Because of the complexity in determining the expenses and, more importantly, the revenues against cost center roles, job costing has traditionally not been used for such job roles. Instead, job costing has often been attempted at a holistic level across an organization with the help of total revenues and human resource overheads. This is however a vanity metric and does nothing to address the inefficiencies of specific job roles within a specific department in an organization. Does having a dedicated account manager for each client really improve customer satisfaction to such an extent that it enhances their life-cycle and thus revenues? As a business owner, it is difficult to answer such questions with a credible answer using the tools and models available at hand today.
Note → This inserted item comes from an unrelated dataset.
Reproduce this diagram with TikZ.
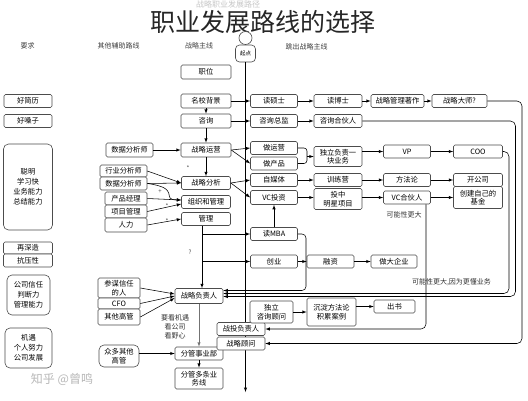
\documentclass[tikz,border=0pt]{standalone}
\usepackage{fontspec}
\setmainfont{Noto Sans CJK SC}
\usetikzlibrary{arrows}
\usetikzlibrary{positioning}

\begin{document}
\begin{tikzpicture}[x=1pt,y=-1pt,>=latex,
 box/.style={rectangle,draw=black!70,line width=0.6pt,rounded corners=1.5pt,fill=white,minimum height=13pt,inner sep=0.5pt,font=\fontsize{7.3}{8.5}\selectfont,align=center},
 grp/.style={box,rounded corners=5pt,font=\fontsize{7.3}{10}\selectfont},
 head/.style={font=\fontsize{7}{8}\selectfont,text=black!75},
 note/.style={font=\fontsize{7}{9}\selectfont,align=center,text=black!80},
 starmark/.style={font=\fontsize{6}{6}\selectfont,text=black!70},
 lk/.style={->,line width=0.55pt}]
\path[fill=white,use as bounding box] (0,0) rectangle (528,400);
\node at (228,4.3)[font=\fontsize{8}{8}\selectfont,text=black!22,inner sep=0pt](ghost){战略职业发展路径};
\node at (263,21.5)[font=\fontsize{25}{25}\selectfont,text=black!85,inner sep=0pt](title){职业发展路线的选择};
\node at (27.5,46)[head](hyq){要求};
\node at (118.5,46)[head](hfz){其他辅助路线};
\node at (199,46)[head](hzx){战略主线};
\node at (306.5,47)[head](htc){跳出战略主线};
\node at (245.5,53.5)[draw=black!70,line width=0.6pt,rounded corners=4pt,fill=white,minimum width=20pt,minimum height=17pt,inner sep=0pt,font=\fontsize{5.5}{6}\selectfont](qd){起点};
\node at (245.5,38)[circle,draw=black!70,line width=0.6pt,fill=white,minimum size=13pt,inner sep=0pt](qdt){};
\coordinate (spe) at (245.5,392);
\draw[lk] (qd) -- (spe);

\node at (28,101)[box,minimum width=48pt](hjl){好简历};
\node at (28,121)[box,minimum width=48pt](hsz){好嗓子};
\node at (28,187)[grp,minimum width=49pt,minimum height=86pt](nl){聪明\\学习快\\业务能力\\总结能力};
\node at (28,248)[box,minimum width=49pt,minimum height=12pt](zsz){再深造};
\node at (28,260.5)[box,minimum width=49pt,minimum height=13pt](kyx){抗压性};
\node at (28.5,295)[grp,minimum width=43pt,minimum height=40pt](gsxr){公司信任\\判断力\\管理能力};
\node at (28.5,348)[grp,minimum width=47pt,minimum height=40pt](jy){机遇\\个人努力\\公司发展};

\node at (206,72)[box,minimum width=50pt,minimum height=14pt](zw){职位};
\node at (206,101)[box,minimum width=50pt,minimum height=14pt](mxbj){名校背景};
\node at (206,121)[box,minimum width=50pt,minimum height=14pt](zx){咨询};
\node at (206,150)[box,minimum width=50pt,minimum height=14pt](zlyy){战略运营};
\node at (206,183)[box,minimum width=49pt](zlfx){战略分析};
\node at (206,202)[box,minimum width=49pt](zzgl){组织和管理};
\node at (206,219)[box,minimum width=49pt](gl){管理};
\node at (199,296)[box,minimum width=48pt,minimum height=15pt](zlfzr){战略负责人};
\node at (199,353.5)[box,minimum width=48pt](fgsyb){分管事业部};
\node at (199,378.5)[box,minimum width=48pt,minimum height=21pt](fgdt){分管多条业\\务线};
\node at (175,327)[note](kjy){要看机遇\\看公司\\看野心};
\node at (241,329)[box,minimum width=48pt](ztfz){战投负责人};
\node at (241,343.5)[box,minimum width=48pt](zlgw){战略顾问};

\node at (129.5,150)[box,minimum width=47pt,minimum height=14pt](sjfx){数据分析师};
\node at (123.5,171)[box,minimum width=47pt,minimum height=12pt](hyfx){行业分析师};
\node at (123.5,183.5)[box,minimum width=47pt](cwfx){数据分析师};
\node at (126,198.5)[box,minimum width=42pt](cpjl){产品经理};
\node at (126,211.5)[box,minimum width=42pt](xmgl){项目管理};
\node at (126,225)[box,minimum width=42pt,minimum height=14pt](rl){人力};
\node at (119,288)[box,minimum width=42pt,minimum height=20pt](cmxr){参谋信任\\的人};
\node at (119,303.5)[box,minimum width=42pt,minimum height=11pt](cfo){CFO};
\node at (119,317)[box,minimum width=42pt,minimum height=16pt](qtgg){其他高管};
\node at (119,356)[grp,minimum width=40pt,minimum height=22pt,font=\fontsize{7.3}{8.5}\selectfont](zdqt){众多其他\\高管};

\node at (274,101)[box,minimum width=47pt](dss){读硕士};
\node at (274,121)[box,minimum width=47pt](zxzj){咨询总监};
\node at (274,148)[box,minimum width=47pt](dyy){做运营};
\node at (274,163.5)[box,minimum width=47pt](dcp){做产品};
\node at (274,180)[box,minimum width=47pt](zmt){自媒体};
\node at (274,197.5)[box,minimum width=47pt,minimum height=14pt](vctz){VC投资};
\node at (274,234)[box,minimum width=47pt](dmba){读MBA};
\node at (274,261.5)[box,minimum width=47pt](cy){创业};

\node at (338,101)[box,minimum width=48pt](dbs){读博士};
\node at (338,121)[box,minimum width=48pt](zxhhr){咨询合伙人};
\node at (338,156.5)[box,minimum width=48pt,minimum height=20pt](dlfz){独立负责一\\块业务};
\node at (338,180)[box,minimum width=48pt](xly){训练营};
\node at (338,199)[box,minimum width=48pt,minimum height=21pt](tzmx){投中\\明星项目};
\node at (330.5,261.5)[box,minimum width=47pt](rz){融资};
\node at (271.5,312)[box,minimum width=43pt,minimum height=22pt](dlzx){独立\\咨询顾问};
\node at (331.5,312)[box,minimum width=49pt,minimum height=28pt](cdff){沉淀方法论\\积累案例};

\node at (397.5,101)[box,minimum width=53pt](zlzz){战略管理著作};
\node at (407,151.5)[box,minimum width=47pt](vp){VP};
\node at (407,180)[box,minimum width=47pt](ffl){方法论};
\node at (407,197.5)[box,minimum width=47pt](vchhr){VC合伙人};
\node at (404,215)[note](knx){可能性更大};
\node at (394,261.5)[box,minimum width=46pt](zdqy){做大企业};
\node at (394.5,306.5)[box,minimum width=41pt](cs){出书};

\node at (459.5,101)[box,minimum width=55pt](zlds){战略大师?};
\node at (478,151.5)[box,minimum width=49pt](coo){COO};
\node at (478,180)[box,minimum width=49pt](kgs){开公司};
\node at (478,197.5)[box,minimum width=49pt,minimum height=22pt](cjjj){创建自己的\\基金};
\node at (451.5,282)[note](kndd){可能性更大,因为更懂业务};

\node at (188,168)[starmark](s1){*};
\node at (160,192)[starmark](s2){+};
\node at (167,206)[starmark](s3){*};
\node at (167,221)[starmark](s4){*};
\node at (190,252)[starmark](s5){?};
\node at (62,379)[font=\fontsize{12}{12}\selectfont,text=black!28](wm){知乎 @曾鸣};

\draw[lk] (mxbj) -- (zx);
\draw[lk] (zx) -- (zlyy);
\draw[lk] (zlyy) -- (zlfx);
\draw[lk] (mxbj) -- (dss);
\draw[lk] (zx) -- (zxzj);
\draw[lk] (zlyy.east) -- (dyy.west);
\draw[lk] (zlyy.east) -- (dcp.west);
\draw[lk] (zlfx.east) -- (zmt.west);
\draw[lk] (zlfx.east) -- (vctz.west);
\draw[lk] (sjfx) -- (zlyy);
\draw[lk] (hyfx.east) -- (zlfx.west);
\draw[lk] (cwfx.east) -- (zlfx.west);
\draw[lk] (cwfx.east) .. controls (182,188) and (160,200) .. ([yshift=2pt]zzgl.west);
\draw[lk] (cpjl.east) -- ([yshift=2pt]zzgl.west);
\draw[lk] (xmgl.east) -- ([yshift=-2pt]zzgl.west);
\draw[lk] (rl.east) -- (gl.west);
\draw[lk] ([xshift=-4pt]gl.south) -- ([xshift=-4pt]gl.south |- zlfzr.north);
\coordinate (m1) at (202,234);
\coordinate (m2) at (202,261.5);
\draw[lk] (m1) -- (dmba.west);
\draw[lk] (m2) -- (cy.west);
\draw[lk] (dmba) -- (vctz);
\draw[lk] (dss) -- (dbs);
\draw[lk] (dbs) -- (zlzz);
\draw[lk] (zlzz) -- (zlds);
\draw[lk] (zxzj) -- (zxhhr);
\coordinate (br) at (307,156.5);
\draw[line width=0.55pt,rounded corners=3pt] (dyy.east) -| (br) |- (dcp.east);
\draw[lk] (br) -- (dlfz.west);
\draw[lk] (dlfz.east |- vp) -- (vp.west);
\draw[lk] (vp) -- (coo);
\draw[lk] (zmt) -- (xly);
\draw[lk] (xly) -- (ffl);
\draw[lk] (ffl) -- (kgs);
\draw[lk] (vctz.east) -- (vctz.east -| tzmx.west);
\draw[lk] (tzmx.east |- vchhr) -- (vchhr.west);
\draw[lk] (vchhr) -- (cjjj);
\draw[lk] (cy) -- (rz);
\draw[lk] (rz) -- (zdqy);
\draw[lk] (dlzx) -- (cdff);
\draw[lk] (cdff.east |- cs) -- (cs.west);
\coordinate (r1) at (306,290.5);
\draw[lk,rounded corners=4pt] (dmba.east) -| (r1) -- (r1 -| zlfzr.east);
\coordinate (r2) at (509,293.5);
\draw[lk,rounded corners=5pt] (coo.east) -| (r2) -- (r2 -| zlfzr.east);
\coordinate (r3) at (515.5,296.5);
\draw[lk,rounded corners=5pt] (zxhhr.east) -| (r3) -- (r3 -| zlfzr.east);
\coordinate (r4) at (426,329);
\draw[lk,rounded corners=5pt] (vchhr.south -| r4) |- (ztfz.east);
\coordinate (r5) at (522,343.5);
\draw[lk,rounded corners=5pt] (zlds.east) -| (r5) -- (r5 -| zlgw.east);
\draw[lk] (cmxr.east) -- ([yshift=2pt]zlfzr.west);
\draw[lk] (cfo.east) -- (zlfzr.west);
\draw[lk] (qtgg.east) -- ([yshift=-2pt]zlfzr.west);
\draw[lk] (zdqt.east |- fgsyb) -- (fgsyb.west);
\draw[lk,black!55] (zlfzr) -- (fgsyb);
\draw[lk] (fgsyb) -- (fgdt);
\end{tikzpicture}
\end{document}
However, with big data, it is now possible to look at millions of data points within an organization and across an industry vertical to identify the costs associated with a job role and subsequently measure the costs and revenues associated with it. Each business is unique and has a different composition of product managers, marketers, human resource managers and IT developers. But by aggregating all these millions of data points from across different companies and bench-marking them against revenues, it is possible to extract meaningful information about the profitability of specific work roles in an organization. Using big data, it is quite possible to answer really specific questions like whether having an accountant, as against using an online software alternative, is profitable. It is also possible to compare the overheads and revenues associated with these job roles to identify the number of positions to hire in order to make the role profitable for business.
This can have a terrific impact in the way various industries function. For instance, contractors in the Construction marketplace use data-driven job costing tools to not only measure the profitability of the various job roles, but can also identify roles that can be outsourced to cheaper economies without impacting the revenue equation. According to a research published by the Harvard Business Review, businesses that used data to benchmark job costing were five percent more productive and six percent more profitable than those that did not use such technology.
The challenge today however lies in the lack of credible data from across multiple industries that can be used in such big data analysis. This could change if large accounting and bookkeeping tools of today that is used by millions of businesses across the world could provide a way for users to aggregate anonymized data from different businesses to help extract meaningful job costing information to use. That’s a business opportunity waiting to be tapped.